Now, it’s Allen playing the amusingly named Katurian Katurian, a prolific writer of grimmer-than-Grimm fables, usually featuring suffering children – although she has only had one published. Initially, she thinks she has been hauled in by the all-powerful police in her totalitarian state because they suspect her of political radicalism. In fact, there has been a series of horrific child murders seemingly inspired by her stories.
That all sounds unbearably gruesome, but please believe me when I tell you this is also a searingly, shockingly funny play – albeit one in which you frequently catch yourself laughing and think “Should I be?” That’s very deliberate on the part of McDonagh, as he meticulously explores big ideas like whether writers have a moral responsibility for their output, or whether art trumps all.
There are also constant meta interjections from the characters. After violent policeman Ariel knocks Katurian to the floor, detective Tupolski calmly points out: “I’m the good cop, he’s the bad cop.” Their Pinteresque interrogation constantly swings between bureaucratic pedantry, thuggish torture and sheer absurdity. “This reminds me…” begins Tupolski, then admits that that’s just a rhetorical flourish.
It’s perfect territory for The League of Gentlemen and Inside No. 9’s Steve Pemberton, and he’s an absolute natural at navigating McDonagh’s mordant humour and lightning-fast changes of tone. He has a memorable set-piece sharing his own (woeful) piece of fiction, which gets more and more wincingly offensive as it goes along – a clever rug-pull after establishing his character as the more reasonable of the pair.
Wonderful, too, is Paul Kaye as Ariel, who has a hair-trigger temper but justifies his police brutality by arguing he is the saviour of children. Matthew Tennyson paints a compellingly complex picture of Katurian’s mentally disabled brother Michal: poignantly naive and vulnerable, at first, then peeling back layers that confound our expectations.
Allen, who made her West End debut in 2:22 A Ghost Story, acquits herself well as Katurian toggles between gabbling terror, trying to appease her interrogators, the odd resentful sarcastic remark, and acute distress at them targeting her brother, voice rising in hysteria.
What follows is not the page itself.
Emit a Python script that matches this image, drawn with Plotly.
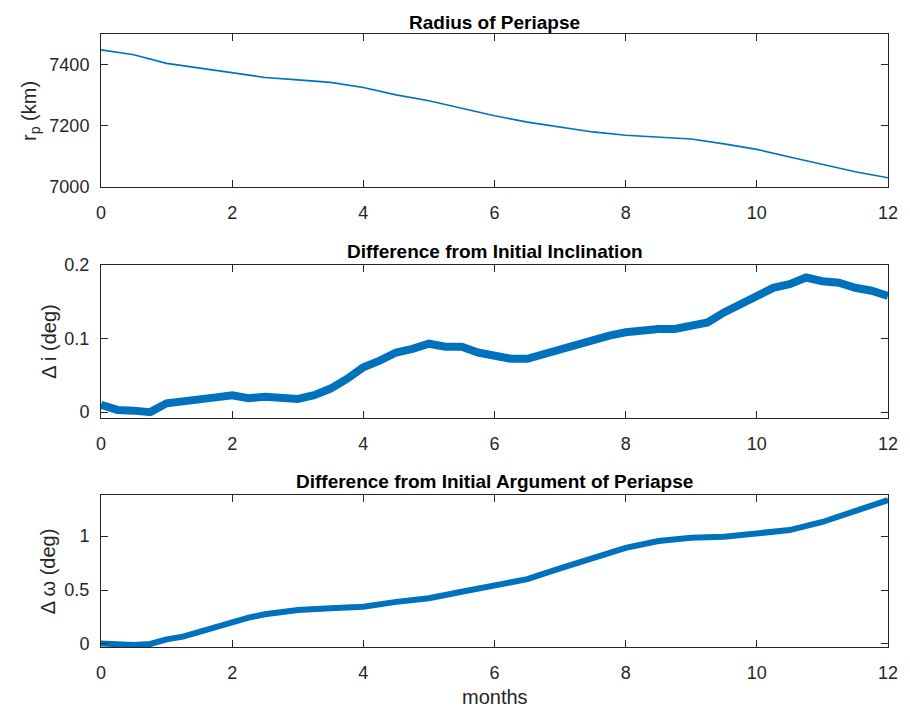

However, the extremes of this fascinating character are missing: the huge emotional beats after each extraordinary plot twist, and in particular the nasty hinterland. Katurian has a monstrous writer’s ego; even when facing death, their biggest preoccupation is whether their stories will live on, and the “happy ending” of one tale involves feeding their creative genius at the expense of everyone else. Allen doesn’t convince with that.
Likewise, the violence is more shocking when directed at a woman, but since McDonagh isn’t addressing gender here, it’s actually a distraction. The result is to soften a character who is far more interesting if partly unlikeable, even detestable – so as to really test the audience’s sympathies.
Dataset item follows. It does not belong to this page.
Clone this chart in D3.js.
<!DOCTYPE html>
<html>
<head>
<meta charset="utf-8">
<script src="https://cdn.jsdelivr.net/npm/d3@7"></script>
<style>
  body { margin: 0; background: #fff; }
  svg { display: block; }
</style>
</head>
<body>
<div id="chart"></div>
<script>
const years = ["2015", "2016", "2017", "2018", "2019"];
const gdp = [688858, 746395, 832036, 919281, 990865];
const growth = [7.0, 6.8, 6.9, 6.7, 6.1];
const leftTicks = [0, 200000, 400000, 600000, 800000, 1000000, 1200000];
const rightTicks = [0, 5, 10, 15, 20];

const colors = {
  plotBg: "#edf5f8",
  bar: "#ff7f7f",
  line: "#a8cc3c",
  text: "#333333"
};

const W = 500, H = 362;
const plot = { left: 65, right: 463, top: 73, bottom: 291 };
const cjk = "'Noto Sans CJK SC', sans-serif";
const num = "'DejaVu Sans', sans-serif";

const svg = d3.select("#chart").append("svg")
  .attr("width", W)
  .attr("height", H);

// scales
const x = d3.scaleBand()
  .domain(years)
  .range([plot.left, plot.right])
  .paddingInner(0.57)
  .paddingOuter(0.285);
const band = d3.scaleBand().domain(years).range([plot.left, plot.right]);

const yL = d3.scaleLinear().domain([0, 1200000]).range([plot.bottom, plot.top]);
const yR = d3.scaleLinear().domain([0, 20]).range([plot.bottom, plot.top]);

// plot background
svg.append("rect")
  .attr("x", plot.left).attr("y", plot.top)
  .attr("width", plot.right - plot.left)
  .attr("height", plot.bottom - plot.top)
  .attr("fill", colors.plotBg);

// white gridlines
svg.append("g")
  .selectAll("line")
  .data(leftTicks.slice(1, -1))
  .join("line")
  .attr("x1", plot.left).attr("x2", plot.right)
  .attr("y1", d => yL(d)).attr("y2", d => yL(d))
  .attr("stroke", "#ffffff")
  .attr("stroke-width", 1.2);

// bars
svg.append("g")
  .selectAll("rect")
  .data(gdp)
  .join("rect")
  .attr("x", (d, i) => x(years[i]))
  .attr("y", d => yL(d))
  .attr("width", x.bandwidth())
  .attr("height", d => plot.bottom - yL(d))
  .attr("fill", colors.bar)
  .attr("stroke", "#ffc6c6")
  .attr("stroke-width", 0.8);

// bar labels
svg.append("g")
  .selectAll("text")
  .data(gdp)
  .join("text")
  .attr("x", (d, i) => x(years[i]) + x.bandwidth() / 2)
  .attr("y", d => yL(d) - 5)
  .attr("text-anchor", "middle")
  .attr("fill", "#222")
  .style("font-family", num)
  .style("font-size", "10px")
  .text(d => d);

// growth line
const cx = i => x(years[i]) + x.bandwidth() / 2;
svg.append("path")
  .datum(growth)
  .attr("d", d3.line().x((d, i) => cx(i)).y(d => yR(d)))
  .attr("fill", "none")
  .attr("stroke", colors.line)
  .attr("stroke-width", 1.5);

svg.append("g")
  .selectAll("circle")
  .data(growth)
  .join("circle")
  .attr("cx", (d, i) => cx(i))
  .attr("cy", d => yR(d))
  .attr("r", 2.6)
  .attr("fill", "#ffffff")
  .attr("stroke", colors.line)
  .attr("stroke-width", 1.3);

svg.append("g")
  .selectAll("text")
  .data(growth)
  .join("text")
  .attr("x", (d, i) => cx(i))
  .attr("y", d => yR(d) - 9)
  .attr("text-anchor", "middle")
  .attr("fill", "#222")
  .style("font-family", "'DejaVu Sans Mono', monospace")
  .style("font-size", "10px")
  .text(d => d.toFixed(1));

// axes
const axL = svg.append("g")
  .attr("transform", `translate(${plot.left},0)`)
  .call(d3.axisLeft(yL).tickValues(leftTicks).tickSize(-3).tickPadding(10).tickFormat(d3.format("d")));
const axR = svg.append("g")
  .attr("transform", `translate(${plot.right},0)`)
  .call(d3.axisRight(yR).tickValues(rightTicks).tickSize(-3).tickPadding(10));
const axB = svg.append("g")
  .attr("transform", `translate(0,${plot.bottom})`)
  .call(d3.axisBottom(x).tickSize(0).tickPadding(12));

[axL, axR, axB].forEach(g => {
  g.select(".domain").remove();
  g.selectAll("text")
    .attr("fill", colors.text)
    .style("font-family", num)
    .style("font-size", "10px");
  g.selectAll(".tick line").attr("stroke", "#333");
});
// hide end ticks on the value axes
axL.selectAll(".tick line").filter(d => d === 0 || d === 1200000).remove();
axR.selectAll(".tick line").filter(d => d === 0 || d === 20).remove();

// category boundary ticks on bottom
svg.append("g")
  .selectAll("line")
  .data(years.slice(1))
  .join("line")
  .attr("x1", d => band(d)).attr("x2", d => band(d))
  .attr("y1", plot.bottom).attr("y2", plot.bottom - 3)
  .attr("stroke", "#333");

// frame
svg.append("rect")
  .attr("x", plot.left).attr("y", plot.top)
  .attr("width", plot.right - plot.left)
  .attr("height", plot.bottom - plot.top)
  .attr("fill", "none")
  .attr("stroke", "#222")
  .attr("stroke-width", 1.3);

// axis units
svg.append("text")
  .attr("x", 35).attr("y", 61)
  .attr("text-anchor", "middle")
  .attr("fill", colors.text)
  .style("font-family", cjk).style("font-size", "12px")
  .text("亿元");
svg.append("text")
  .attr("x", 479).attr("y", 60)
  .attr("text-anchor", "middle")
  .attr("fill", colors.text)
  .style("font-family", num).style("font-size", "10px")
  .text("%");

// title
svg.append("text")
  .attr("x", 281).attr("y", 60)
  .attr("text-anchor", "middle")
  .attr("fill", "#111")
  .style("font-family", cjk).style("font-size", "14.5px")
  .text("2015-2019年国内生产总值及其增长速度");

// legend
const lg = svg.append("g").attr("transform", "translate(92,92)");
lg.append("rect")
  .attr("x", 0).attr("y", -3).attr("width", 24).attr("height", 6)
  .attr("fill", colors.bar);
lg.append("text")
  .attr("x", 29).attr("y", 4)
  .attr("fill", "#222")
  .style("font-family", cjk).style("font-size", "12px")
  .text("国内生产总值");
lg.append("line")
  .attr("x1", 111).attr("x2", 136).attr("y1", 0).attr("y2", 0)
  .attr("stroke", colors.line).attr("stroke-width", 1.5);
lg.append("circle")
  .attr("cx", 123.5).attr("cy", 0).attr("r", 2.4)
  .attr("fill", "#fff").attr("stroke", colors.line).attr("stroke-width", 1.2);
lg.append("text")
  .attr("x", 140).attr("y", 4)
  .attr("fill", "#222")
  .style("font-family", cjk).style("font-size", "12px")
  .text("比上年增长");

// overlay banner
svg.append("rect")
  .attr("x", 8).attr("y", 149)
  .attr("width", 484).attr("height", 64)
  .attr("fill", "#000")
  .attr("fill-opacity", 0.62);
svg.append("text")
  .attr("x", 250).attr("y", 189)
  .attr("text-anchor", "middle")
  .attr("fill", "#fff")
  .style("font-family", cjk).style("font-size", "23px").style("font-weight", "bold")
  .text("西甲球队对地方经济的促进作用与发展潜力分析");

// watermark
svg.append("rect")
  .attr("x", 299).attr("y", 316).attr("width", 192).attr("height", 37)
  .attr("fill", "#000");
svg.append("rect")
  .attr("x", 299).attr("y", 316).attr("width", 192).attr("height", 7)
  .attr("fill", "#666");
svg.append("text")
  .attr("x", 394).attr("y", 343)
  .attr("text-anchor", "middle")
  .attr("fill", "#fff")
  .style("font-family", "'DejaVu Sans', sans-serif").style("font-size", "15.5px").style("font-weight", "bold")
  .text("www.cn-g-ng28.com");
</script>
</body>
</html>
After all, we should at least begin on Katurian’s side. Her free speech is being censored because the police don’t like her ideas – comparable to many real authoritarian regimes (or even our own government, which forced through a new law to suppress protest ahead of the Coronation). Significantly, the production has partnered with PEN International.
Conversely, the play comes up against cancel culture debates. McDonagh pushes every button here, but, unlike many right-wing posers, he does so in the service of a considered, richly engaging drama – and the piece itself argues that fiction doesn’t necessarily advance your actual worldview, or that you can find a simple message within it.
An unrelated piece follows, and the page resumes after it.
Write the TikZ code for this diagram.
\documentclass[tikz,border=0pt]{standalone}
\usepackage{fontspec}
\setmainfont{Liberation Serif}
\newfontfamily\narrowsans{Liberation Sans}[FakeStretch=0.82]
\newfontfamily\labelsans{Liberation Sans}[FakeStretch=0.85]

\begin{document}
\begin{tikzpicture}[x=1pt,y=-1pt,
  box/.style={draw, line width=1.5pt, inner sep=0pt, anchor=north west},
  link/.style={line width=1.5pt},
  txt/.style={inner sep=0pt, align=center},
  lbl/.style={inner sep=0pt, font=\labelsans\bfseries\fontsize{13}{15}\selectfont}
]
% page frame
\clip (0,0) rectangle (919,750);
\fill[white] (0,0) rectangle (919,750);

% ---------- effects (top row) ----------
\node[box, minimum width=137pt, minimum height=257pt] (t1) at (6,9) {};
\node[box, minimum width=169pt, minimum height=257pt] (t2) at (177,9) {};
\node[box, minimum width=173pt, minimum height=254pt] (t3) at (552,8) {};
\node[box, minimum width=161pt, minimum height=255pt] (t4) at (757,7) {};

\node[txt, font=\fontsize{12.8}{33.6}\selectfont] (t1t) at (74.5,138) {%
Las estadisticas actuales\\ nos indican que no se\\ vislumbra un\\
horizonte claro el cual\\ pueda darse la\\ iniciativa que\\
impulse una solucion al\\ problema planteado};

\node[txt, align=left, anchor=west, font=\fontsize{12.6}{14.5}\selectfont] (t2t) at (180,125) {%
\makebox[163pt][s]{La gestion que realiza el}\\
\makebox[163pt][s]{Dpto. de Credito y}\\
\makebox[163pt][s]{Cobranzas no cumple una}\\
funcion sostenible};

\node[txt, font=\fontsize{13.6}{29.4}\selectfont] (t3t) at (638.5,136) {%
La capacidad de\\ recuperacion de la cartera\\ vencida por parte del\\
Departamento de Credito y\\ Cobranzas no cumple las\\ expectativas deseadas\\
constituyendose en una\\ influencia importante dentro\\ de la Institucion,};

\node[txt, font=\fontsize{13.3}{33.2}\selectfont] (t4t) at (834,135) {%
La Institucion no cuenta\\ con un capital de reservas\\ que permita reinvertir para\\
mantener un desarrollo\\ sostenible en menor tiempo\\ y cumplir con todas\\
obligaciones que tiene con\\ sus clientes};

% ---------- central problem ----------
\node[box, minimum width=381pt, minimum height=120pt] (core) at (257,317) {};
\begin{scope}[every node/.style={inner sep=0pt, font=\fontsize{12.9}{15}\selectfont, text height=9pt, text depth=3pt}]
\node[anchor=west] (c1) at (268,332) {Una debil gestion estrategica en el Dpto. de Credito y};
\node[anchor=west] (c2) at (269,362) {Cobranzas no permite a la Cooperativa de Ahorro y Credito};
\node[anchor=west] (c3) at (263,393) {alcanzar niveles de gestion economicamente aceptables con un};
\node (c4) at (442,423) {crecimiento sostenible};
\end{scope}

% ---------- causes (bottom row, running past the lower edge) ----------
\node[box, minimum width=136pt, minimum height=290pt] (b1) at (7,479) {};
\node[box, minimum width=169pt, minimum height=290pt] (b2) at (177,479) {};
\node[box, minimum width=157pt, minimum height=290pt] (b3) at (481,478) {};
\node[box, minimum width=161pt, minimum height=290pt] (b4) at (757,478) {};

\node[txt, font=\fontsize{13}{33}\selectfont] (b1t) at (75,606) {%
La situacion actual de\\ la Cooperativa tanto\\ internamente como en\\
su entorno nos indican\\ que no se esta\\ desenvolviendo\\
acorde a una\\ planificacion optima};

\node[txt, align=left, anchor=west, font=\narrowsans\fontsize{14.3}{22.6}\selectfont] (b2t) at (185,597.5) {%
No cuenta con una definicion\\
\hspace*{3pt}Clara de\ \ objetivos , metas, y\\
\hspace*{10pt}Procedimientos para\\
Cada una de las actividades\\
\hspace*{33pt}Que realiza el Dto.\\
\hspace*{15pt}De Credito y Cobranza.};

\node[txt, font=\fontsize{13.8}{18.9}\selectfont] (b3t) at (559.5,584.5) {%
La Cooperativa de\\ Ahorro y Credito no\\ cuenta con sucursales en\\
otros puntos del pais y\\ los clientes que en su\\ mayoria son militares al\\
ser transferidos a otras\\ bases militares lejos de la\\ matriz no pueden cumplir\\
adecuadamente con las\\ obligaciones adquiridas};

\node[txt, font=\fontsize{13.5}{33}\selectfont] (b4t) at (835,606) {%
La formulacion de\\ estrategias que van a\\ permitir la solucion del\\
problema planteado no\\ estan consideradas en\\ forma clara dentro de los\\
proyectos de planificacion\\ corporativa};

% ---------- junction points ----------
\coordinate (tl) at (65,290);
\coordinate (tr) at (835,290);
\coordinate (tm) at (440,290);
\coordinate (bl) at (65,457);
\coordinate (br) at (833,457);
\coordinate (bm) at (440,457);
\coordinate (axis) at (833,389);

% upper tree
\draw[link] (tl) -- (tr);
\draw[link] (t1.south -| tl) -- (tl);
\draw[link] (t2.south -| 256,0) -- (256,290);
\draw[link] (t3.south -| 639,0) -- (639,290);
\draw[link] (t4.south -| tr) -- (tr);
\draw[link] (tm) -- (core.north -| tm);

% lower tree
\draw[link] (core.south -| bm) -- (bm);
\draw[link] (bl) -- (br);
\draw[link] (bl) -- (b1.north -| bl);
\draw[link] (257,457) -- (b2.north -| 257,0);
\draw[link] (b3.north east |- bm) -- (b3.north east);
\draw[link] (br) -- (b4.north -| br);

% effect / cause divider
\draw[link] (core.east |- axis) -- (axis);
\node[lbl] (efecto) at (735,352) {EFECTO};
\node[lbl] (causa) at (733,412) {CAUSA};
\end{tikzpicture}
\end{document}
Dunster’s atmospheric production features a sliding set by Anna Fleischle that advances on us ominously. The dank, Soviet-style police station (strip lighting, grey filing cabinets, dirty blinds and fogged windows) makes way for a childhood bedroom where horrors lurk. As Katurian tells her story, the actors playing the family eerily mime their speech, and, aided by Dick Straker’s video, innocent drawings on the wall are transformed into pure nightmare fuel.
Yet McDonagh challenges the notion that a terrible childhood automatically explains, or excuses, your later actions, just as he questions whether an artist needs to suffer in order to create (shades of his recent film The Banshees of Inisherin, which, in a macabre echo, also features the severing of someone’s digits).
Sharply funny, gasp-inducing and richly thought-provoking, this is a bold, uncompromising drama that startlingly interrogates its own artistic medium. You’ll start to wonder if you can believe anyone or anything (appropriately enough in our “fake news” era), even the certainties of an old trusted form like “once upon a time.”